What this task involves —
Using the records that follow, reproduce exactly the lines starting at the line containing "Give me the" and ending at the line containing "Chart.register(...registerables);". Include both end lines and no pictures.

Records for this task —
>> START
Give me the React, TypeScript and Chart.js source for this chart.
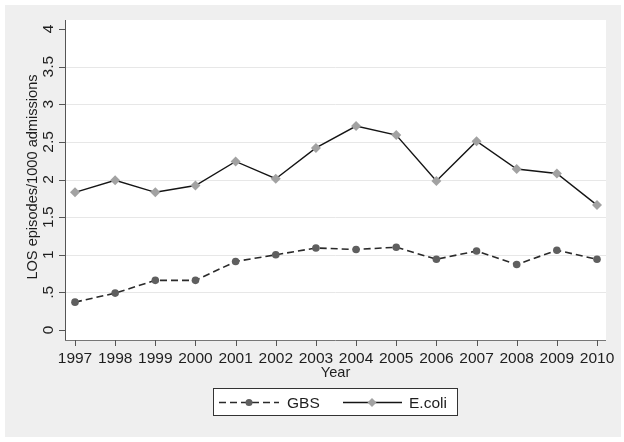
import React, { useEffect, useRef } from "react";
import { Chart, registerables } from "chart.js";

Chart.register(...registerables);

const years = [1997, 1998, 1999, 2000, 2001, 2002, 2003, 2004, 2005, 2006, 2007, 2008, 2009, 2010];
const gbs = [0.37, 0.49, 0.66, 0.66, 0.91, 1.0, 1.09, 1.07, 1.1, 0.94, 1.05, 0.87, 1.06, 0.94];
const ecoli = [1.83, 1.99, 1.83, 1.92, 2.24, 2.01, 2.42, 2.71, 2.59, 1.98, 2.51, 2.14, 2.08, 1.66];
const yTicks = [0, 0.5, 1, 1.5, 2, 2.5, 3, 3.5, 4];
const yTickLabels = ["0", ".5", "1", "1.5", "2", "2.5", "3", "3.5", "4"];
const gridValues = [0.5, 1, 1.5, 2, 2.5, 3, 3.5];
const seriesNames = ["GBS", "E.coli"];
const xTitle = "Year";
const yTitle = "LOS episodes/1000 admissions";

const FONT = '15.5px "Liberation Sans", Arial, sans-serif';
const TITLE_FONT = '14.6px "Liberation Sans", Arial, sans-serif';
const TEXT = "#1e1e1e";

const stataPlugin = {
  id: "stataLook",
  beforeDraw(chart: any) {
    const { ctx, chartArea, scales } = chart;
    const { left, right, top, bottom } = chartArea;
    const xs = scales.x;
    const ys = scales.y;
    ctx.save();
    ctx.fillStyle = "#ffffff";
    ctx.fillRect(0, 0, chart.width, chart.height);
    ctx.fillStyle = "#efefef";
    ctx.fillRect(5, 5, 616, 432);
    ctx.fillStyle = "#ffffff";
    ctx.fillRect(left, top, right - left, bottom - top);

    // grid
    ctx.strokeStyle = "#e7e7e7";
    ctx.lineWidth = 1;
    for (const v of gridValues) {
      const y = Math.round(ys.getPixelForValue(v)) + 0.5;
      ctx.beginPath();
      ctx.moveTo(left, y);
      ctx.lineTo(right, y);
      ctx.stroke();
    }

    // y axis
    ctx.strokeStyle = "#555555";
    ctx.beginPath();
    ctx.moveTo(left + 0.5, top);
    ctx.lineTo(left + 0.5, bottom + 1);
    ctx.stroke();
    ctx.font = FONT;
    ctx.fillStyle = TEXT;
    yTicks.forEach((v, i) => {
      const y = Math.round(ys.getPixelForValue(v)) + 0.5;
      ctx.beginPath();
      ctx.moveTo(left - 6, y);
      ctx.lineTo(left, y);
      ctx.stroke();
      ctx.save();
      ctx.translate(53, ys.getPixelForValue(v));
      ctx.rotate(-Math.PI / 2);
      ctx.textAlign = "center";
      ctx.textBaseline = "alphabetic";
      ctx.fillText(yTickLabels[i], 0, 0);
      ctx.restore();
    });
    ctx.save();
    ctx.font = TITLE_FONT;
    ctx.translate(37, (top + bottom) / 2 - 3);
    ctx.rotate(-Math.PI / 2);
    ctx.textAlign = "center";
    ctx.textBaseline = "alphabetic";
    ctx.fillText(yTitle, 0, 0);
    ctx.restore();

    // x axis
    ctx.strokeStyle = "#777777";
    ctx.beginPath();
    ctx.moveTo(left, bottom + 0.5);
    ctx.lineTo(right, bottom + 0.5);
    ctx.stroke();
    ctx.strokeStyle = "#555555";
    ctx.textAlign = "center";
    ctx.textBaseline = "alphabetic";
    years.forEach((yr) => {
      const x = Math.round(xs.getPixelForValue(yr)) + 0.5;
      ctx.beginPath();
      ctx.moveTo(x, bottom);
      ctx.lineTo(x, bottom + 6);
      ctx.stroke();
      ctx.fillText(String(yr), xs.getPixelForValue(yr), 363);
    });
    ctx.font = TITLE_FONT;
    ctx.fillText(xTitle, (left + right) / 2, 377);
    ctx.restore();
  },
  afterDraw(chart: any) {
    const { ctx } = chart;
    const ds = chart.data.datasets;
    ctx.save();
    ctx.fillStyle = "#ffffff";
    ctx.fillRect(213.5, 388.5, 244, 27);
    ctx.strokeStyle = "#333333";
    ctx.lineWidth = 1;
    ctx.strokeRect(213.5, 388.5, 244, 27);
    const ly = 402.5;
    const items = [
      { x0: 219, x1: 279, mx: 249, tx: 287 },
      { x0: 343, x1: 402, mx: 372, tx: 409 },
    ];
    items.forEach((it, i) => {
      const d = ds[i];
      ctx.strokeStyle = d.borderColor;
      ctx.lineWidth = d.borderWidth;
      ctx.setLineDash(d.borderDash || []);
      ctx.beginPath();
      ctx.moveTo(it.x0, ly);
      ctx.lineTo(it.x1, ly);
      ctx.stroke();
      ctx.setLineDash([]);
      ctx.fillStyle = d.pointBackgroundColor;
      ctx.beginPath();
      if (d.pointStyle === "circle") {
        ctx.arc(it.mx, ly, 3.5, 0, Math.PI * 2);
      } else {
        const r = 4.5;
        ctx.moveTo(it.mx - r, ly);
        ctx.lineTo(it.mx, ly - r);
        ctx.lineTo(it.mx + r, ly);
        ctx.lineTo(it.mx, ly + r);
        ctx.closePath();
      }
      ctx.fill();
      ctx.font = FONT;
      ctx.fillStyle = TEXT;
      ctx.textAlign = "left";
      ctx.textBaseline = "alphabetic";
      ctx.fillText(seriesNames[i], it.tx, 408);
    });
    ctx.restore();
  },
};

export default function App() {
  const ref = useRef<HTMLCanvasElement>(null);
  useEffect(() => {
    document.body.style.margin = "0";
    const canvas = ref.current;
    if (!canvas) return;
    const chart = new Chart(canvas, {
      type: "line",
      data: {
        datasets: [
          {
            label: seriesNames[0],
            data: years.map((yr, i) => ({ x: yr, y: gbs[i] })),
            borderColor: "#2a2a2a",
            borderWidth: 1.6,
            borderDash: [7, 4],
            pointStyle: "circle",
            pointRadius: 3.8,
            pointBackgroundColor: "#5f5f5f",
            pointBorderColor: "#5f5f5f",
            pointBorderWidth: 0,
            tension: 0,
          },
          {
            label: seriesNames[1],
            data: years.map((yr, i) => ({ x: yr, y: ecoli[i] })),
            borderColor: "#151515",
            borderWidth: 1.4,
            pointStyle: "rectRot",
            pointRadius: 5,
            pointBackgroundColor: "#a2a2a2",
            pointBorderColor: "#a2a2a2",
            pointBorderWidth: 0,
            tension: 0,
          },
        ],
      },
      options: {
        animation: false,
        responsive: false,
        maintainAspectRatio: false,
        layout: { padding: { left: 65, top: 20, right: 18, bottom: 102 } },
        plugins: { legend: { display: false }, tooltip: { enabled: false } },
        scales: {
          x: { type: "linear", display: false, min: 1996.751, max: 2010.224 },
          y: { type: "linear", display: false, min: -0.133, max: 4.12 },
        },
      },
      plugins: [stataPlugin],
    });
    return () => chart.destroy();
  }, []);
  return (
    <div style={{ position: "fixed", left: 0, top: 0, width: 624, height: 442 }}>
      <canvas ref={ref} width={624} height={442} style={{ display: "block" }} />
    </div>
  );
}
>> END
>> START
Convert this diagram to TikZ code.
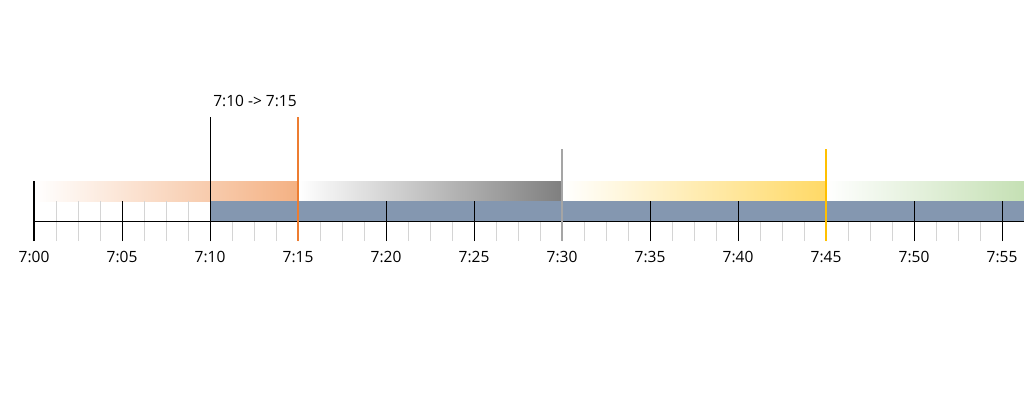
>> END
Solution to this task —
Give me the React, TypeScript and Chart.js source for this chart.
import React, { useEffect, useRef } from "react";
import { Chart, registerables } from "chart.js";

Chart.register(...registerables);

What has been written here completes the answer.